What we need is a whole new model—one which “virtualizes” all the old plumbing, and essentially routes around it. Without getting too technical, the key to doing this is to launch new “green field” systems that are fast, nimble, highly connected and focused on interoperable data models, instead of siloed databases and applications.

Technically speaking, the systemic failure to connect dots into meaningful, actionable threat pictures is a data interoperability problem—a problem that governments have faced, and solved, before. In World War 1, there was no ammunition interoperability among the French, English and US forces –each army had its own unique guns and bullets. In an integrated field of battle, this led to many problems. These same armies eventually standardized on a 7.62mm caliber bullet, which meant that the guns of all the allied armies could start using the same ammo. Huge economies of scale and tactical efficiencies resulted.

Today, each intelligence agency in our government has its own, non-standard “data bullets.” No wonder they are still quite capable of shooting blanks, even in relatively obvious cases. The lack of standardization is keeping intelligence collection dots separated—and all the rest of us are paying with dollars and lives at risk.

A small group inside of the government called the National Information Exchange Model (www.NIEM.gov) is working from the bottom up to develop new kind of data interoperability, and make it viable across not just intelligence agencies, but across all levels and branches of government. But NIEM is small, underfunded effort relative to the size of the problem.

In the past “decade of disasters,” as it’s been dubbed , billions have been spent on government systems that either haven’t worked or have been incompatible with others. We’ve witnessed this problem first hand on 9/11, during the Katrina Hurricane, and recently with both the Fort Hood shooter and underwear bomber. We have also seen over and over that one law enforcement agency doesn’t have information about a killer on parole from another jurisdiction – the recent Seattle shootings were a tragic example. How many more debacles and disasters is it going to take?

In an age when teens from around the world can find each other in real time to play the same obscure video game, the fact we don’t have more interconnected intelligence systems is a national scandal. We need to automate our information collection, analyzing and processing systems with the relentlessness of a WalMart – driving toward a standardized, comprehensible system that can work in both classified arenas, between first resonders and in the public domain.

New systems with standardized, fully interoperable data models are needed instantly—and must become widely available, not just buried in beltway bunkers. Certainly, secret intelligent systems are needed. But these must also interoperate with open systems (with appropriate cyber protections) to deliver critical information to front line personnel who don’t have security clearances, but who are tasked with acting, and interfacing to the public.

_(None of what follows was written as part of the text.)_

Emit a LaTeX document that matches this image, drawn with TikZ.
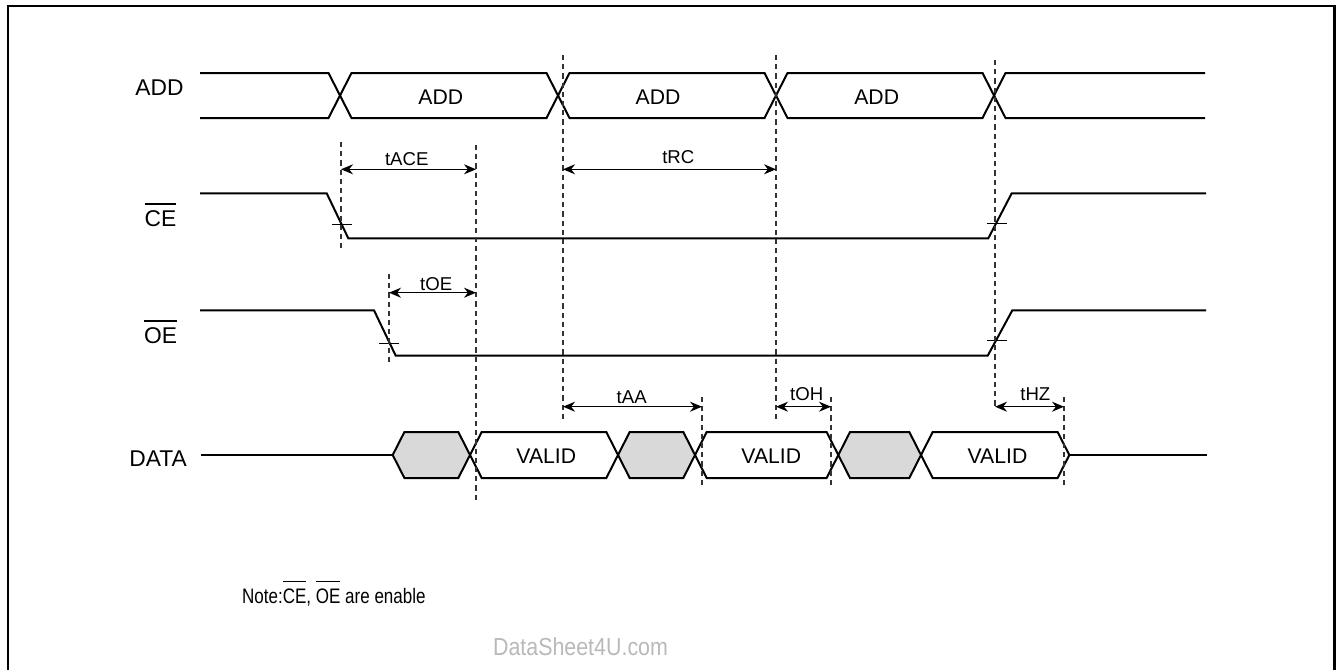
\documentclass[tikz,border=0pt]{standalone}
\usepackage{fontspec}
\setmainfont{Liberation Sans}
\usetikzlibrary{arrows.meta}
\definecolor{gry}{RGB}{217,217,217}
\definecolor{wmark}{RGB}{185,185,185}
\newcommand{\olbar}[1]{\leavevmode\vbox{\hrule height 0.6pt\kern 3.1pt\hbox{#1}}}
\begin{document}
\begin{tikzpicture}[x=0.5pt,y=-0.5pt,
  sig/.style={line width=1pt},
  tickmark/.style={line width=0.7pt},
  guide/.style={line width=0.75pt,black!80,dash pattern=on 2.6pt off 2pt},
  dim/.style={line width=0.7pt,{Stealth[length=6pt,width=5pt]}-{Stealth[length=6pt,width=5pt]}},
  siglbl/.style={font=\fontsize{11.4}{13}\selectfont,anchor=base,inner sep=0},
  buslbl/.style={font=\fontsize{10.6}{12}\selectfont,anchor=base,inner sep=0},
  tlbl/.style={font=\fontsize{9.3}{10}\selectfont,anchor=base,inner sep=0},
  frameline/.style={line width=1.1pt}]
\useasboundingbox (0,0) rectangle (1336,669);
% frame (open at the bottom)
\draw[frameline] (8,672) -- (8,6) -- (1334.5,6) -- (1334.5,672);

% ---------- ADD bus ----------
\def\h{11.5}
\draw[sig] (200,73) -- (340-\h,73) -- (340,95.5) -- (340-\h,118) -- (200,118);
\foreach \a/\b in {340/558,558/776,776/994}
  \draw[sig] (\a,95.5) -- (\a+\h,73) -- (\b-\h,73) -- (\b,95.5) -- (\b-\h,118) -- (\a+\h,118) -- cycle;
\draw[sig] (1205,73) -- (994+\h,73) -- (994,95.5) -- (994+\h,118) -- (1205,118);

% ---------- CE ----------
\draw[sig] (200,193.3) -- (326.7,193.3) -- (348.3,238.3) -- (988.3,238.3) -- (1011.7,193.3) -- (1206,193.3);
\draw[tickmark] (332,224.3) -- (352,224.3);
\draw[tickmark] (986.7,223.3) -- (1006.7,223.3);

% ---------- OE ----------
\draw[sig] (200,310.3) -- (374,310.3) -- (395.7,355.7) -- (987.7,355.7) -- (1012.3,310.3) -- (1206,310.3);
\draw[tickmark] (379,343.3) -- (399,343.3);
\draw[tickmark] (986.7,340.7) -- (1006.7,340.7);

% ---------- DATA ----------
\def\d{11.7}
\draw[sig] (201,455) -- (392.7,455);
\foreach \a/\b/\f in {392.7/470/gry,470/618/white,618/695/gry,695/838.3/white,838.3/921/gry,921/1069.3/white}
  \draw[sig,fill=\f] (\a,455) -- (\a+\d,432) -- (\b-\d,432) -- (\b,455) -- (\b-\d,478) -- (\a+\d,478) -- cycle;
\draw[sig] (1069.3,455) -- (1207,455);

% ---------- guide lines ----------
\draw[guide] (341,142) -- (341,250);
\draw[guide] (476,145) -- (476,500);
\draw[guide] (563,55) -- (563,422);
\draw[guide] (776,55) -- (776,422);
\draw[guide] (995,60) -- (995,408);
\draw[guide] (389,274) -- (389,362);
\draw[guide] (702,397) -- (702,485);
\draw[guide] (831,397) -- (831,485);
\draw[guide] (1064,397) -- (1064,485);

% ---------- timing arrows ----------
\coordinate (aceL) at (341,169.3);  \coordinate (aceR) at (476,169.3);
\coordinate (rcL)  at (563,169.3);  \coordinate (rcR)  at (776,169.3);
\coordinate (oeL)  at (389,292.7);  \coordinate (oeR)  at (476,292.7);
\coordinate (aaL)  at (563,406.7);  \coordinate (aaR)  at (702,406.7);
\coordinate (ohL)  at (776,406.7);  \coordinate (ohR)  at (831,406.7);
\coordinate (hzL)  at (995,406.7);  \coordinate (hzR)  at (1064,406.7);
\draw[dim] (aceL) -- (aceR);
\draw[dim] (rcL) -- (rcR);
\draw[dim] (oeL) -- (oeR);
\draw[dim] (aaL) -- (aaR);
\draw[dim] (ohL) -- (ohR);
\draw[dim] (hzL) -- (hzR);

\node[tlbl] (tace) at (406.7,165) {tACE};
\node[tlbl] (trc)  at (678.3,163.3) {tRC};
\node[tlbl] (toe)  at (436.2,290.7) {tOE};
\node[tlbl] (taa)  at (631.7,403.3) {tAA};
\node[tlbl] (toh)  at (806.7,400) {tOH};
\node[tlbl] (thz)  at (1035.3,400) {tHZ};

% ---------- signal names ----------
\node[siglbl] (nADD)  at (159.5,95) {ADD};
\node[siglbl] (nCE)   at (160.5,226.7) {\olbar{CE}};
\node[siglbl] (nOE)   at (160.5,343.7) {\olbar{OE}};
\node[siglbl] (nDATA) at (158,466.7) {DATA};

% ---------- bus contents ----------
\node[buslbl] (a1) at (440.8,104) {ADD};
\node[buslbl] (a2) at (658,104) {ADD};
\node[buslbl] (a3) at (876.7,104) {ADD};
\node[buslbl] (v1) at (546.3,463.3) {VALID};
\node[buslbl] (v2) at (771.3,463.3) {VALID};
\node[buslbl] (v3) at (997.5,463.3) {VALID};

% ---------- notes ----------
\node[anchor=base east,inner sep=0,font=\fontsize{10.5}{12}\selectfont] (note) at (426,603.3)
  {\scalebox{0.81}[1]{Note:\olbar{CE}, \olbar{OE} are enable}};
\node[anchor=base,inner sep=0,font=\fontsize{12.3}{14}\selectfont,text=wmark] (wm) at (580.5,655)
  {\scalebox{0.87}[1]{DataSheet4U.com}};
\end{tikzpicture}
\end{document}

There is also every reason to engage the public in this effort using the tools that they are using every day – cell phones, cameras, email, Twitter, Facebook and other real time communication tools. How many passengers on the Christmas Eve flight might have noticed the purported terrorist behaving strangely, and reported their suspicions had there been a way? After the fact reports tell us he was extremely nervous and had a “thousand yard stare.”

Protecting the public is the public’s business, and we should engage everyone who can make a difference. The cost of many new innovative “open source” intelligence services is probably less than a few new body scanners—but the payoffs of any aroused watchful public could be immense.